En second lieu, on peut citer la systémique (parfois appelée « science des systèmes »), chez les théoriciens de laquelle on retrouve l’idée que la solution est, la plupart du temps, indépendante du problème. Dans le même sens, dans l’approche narrative, on ne solutionne pas le problème, on le dissout ; c’est l’une des caractéristiques de la posture basse du praticien. Enfin, les notions de « paysage des relations », d’« absent implicite » (la valeur absente que le trouble émotionnel ou comportemental honore), de « témoin extérieur » etc. renvoient à une multiplicité de contextes et de points de vue.

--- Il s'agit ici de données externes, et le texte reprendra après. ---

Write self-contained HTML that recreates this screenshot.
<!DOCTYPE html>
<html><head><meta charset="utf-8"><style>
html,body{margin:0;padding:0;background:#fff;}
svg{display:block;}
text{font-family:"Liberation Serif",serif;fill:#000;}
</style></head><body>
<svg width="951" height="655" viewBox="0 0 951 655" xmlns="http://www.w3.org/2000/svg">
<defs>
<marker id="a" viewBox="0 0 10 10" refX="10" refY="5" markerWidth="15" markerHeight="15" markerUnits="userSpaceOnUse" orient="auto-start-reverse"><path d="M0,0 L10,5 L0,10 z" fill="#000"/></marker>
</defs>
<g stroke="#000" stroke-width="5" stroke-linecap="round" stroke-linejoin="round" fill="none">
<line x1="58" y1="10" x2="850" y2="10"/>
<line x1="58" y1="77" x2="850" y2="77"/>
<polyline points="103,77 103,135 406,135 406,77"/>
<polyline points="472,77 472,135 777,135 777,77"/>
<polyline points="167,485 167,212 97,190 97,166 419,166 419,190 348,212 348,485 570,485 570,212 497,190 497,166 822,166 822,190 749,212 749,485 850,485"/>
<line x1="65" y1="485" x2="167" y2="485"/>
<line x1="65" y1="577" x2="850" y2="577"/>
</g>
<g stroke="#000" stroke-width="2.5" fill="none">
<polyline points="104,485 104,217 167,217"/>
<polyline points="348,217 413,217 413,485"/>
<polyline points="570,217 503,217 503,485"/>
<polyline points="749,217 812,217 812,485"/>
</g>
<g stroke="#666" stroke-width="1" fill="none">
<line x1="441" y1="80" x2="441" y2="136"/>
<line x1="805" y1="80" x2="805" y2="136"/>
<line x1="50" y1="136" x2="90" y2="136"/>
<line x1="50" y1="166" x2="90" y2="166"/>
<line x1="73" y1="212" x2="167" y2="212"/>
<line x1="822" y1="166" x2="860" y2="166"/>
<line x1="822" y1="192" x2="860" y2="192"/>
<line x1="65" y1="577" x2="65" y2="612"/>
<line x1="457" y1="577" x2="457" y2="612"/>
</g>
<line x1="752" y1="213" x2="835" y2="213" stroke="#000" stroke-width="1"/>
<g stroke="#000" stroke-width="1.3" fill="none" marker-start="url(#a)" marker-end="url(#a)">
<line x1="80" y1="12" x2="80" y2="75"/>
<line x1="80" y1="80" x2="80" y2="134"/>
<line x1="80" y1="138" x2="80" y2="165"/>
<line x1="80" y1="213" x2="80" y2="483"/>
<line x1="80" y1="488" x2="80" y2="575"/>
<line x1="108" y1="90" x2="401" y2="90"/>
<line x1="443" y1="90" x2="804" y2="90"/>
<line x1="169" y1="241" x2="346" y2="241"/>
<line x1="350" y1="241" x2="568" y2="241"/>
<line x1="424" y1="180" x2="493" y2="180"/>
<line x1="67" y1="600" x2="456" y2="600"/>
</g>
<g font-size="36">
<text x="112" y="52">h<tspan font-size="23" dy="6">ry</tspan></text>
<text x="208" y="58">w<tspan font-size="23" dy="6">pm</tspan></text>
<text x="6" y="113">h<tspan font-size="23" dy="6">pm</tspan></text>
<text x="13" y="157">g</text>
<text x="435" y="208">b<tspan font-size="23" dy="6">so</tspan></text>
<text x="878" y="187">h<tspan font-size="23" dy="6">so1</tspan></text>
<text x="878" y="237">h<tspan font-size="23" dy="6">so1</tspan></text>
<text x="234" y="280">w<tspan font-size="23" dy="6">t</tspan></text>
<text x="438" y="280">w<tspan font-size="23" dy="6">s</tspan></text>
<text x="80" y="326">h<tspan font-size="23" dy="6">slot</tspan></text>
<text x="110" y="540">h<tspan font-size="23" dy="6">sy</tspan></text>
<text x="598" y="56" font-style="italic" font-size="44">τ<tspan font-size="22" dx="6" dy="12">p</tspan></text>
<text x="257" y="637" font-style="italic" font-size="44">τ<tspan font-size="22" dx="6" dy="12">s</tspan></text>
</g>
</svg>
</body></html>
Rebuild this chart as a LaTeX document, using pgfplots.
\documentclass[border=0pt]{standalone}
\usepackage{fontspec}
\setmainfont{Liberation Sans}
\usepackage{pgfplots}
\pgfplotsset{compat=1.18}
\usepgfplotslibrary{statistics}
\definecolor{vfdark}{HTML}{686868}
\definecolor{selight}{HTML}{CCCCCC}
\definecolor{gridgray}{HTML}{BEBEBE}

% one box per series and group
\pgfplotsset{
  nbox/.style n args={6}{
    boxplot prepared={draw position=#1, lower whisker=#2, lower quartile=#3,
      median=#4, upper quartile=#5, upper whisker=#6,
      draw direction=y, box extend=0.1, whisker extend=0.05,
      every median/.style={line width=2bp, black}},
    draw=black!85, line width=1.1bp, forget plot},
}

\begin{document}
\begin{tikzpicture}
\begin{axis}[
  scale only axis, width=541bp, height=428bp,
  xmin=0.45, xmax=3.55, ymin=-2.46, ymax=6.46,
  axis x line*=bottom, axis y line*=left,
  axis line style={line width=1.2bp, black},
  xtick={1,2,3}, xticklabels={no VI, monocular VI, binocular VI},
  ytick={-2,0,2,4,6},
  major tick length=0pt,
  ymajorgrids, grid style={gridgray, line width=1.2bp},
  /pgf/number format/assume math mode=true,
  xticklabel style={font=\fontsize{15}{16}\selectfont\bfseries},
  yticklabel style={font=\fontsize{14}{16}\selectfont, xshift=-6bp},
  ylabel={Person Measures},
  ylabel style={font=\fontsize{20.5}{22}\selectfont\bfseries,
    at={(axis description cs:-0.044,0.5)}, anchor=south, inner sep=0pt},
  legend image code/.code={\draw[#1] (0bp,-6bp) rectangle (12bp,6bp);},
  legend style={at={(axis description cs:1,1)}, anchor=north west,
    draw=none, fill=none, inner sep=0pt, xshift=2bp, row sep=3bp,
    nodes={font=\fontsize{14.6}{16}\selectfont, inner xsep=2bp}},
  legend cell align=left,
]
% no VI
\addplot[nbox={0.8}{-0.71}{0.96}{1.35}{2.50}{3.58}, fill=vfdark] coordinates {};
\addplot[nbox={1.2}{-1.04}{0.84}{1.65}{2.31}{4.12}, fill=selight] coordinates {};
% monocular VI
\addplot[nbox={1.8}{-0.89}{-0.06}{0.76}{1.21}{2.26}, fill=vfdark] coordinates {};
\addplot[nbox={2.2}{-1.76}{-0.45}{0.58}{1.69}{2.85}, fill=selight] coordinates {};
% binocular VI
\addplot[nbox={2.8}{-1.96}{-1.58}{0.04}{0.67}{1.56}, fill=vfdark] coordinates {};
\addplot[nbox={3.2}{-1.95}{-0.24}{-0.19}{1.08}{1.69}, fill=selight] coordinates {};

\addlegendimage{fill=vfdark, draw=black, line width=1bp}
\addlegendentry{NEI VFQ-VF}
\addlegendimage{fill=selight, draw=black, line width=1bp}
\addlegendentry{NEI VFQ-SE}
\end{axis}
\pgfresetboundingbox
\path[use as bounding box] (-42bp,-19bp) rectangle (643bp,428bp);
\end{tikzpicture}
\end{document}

En troisième lieu, on évoquera la philosophie politique, car il y a une critique sociale et sociologique dans l’approche narrative. Celle-ci postule en effet que la société fabrique des individus en rivalités (et que ces antagonismes empêchent l’établissement de relations ajustées) ; elle invite la personne à opérer un tri entre les valeurs imposées et ses valeurs préférées, reliées à ses capacités et ses aspirations.

En outre, on a déjà évoqué plus haut l’influence de nombreux auteurs en anthropologie et en linguistique sur la pensée de Michaël WHITE…

 

Par ailleurs, la pratique narrative fait beaucoup appel au sens (« signification »), et en cela elle s’approche de la psychanalyse. Cependant, la narrative cherche à retrouver des expériences positives – et non traumatiques.

De même, la pratique narrative relève de la psychothérapie en ce qu’elle tend à offrir une « surface réfléchissante » pour faciliter la clarification d’une question. Elle cultive une approche solutionniste, qui consiste à éviter de se focaliser sur le problème, ainsi qu’une approche comportementale, qui consiste à (re)mettre les personnes en action. Néanmoins, pour un praticien narratif, le problème d’une personne se présente comme une piste qui donne aussi sens à la vie ; en conséquence, il cherche de quel aspect positif de sa vie ce problème coupe la personne.

Enfin, la narrative entretient une relation lointaine avec le storytelling ou « l’art de raconter des histoires ». Cette technique consiste à diffuser, au sein d’une organisation, une ou plusieurs histoires à fort pouvoir séducteur. Le message véhiculé s’adresse donc d’abord aux états internes (c’est-à-dire aux ressentis) des personnes. Avec un fort critère d’efficacité, la démarche vise à séduire pour influencer ou convaincre : la narration est alors ciselée et instrumentalisée pour orienter des opinions et des comportements, selon les objectifs visés. En narrative, toutefois, la personne détermine elle-même son histoire préférée, et la rationalité n’est pas seconde.

 

Les auteurs français revendiquent comme une richesse la porosité de l’approche narrative avec d’autres méthodes. Chez de nombreux praticiens narratifs, c’est une fertilisation réciproque des disciplines qui est souvent à l’œuvre.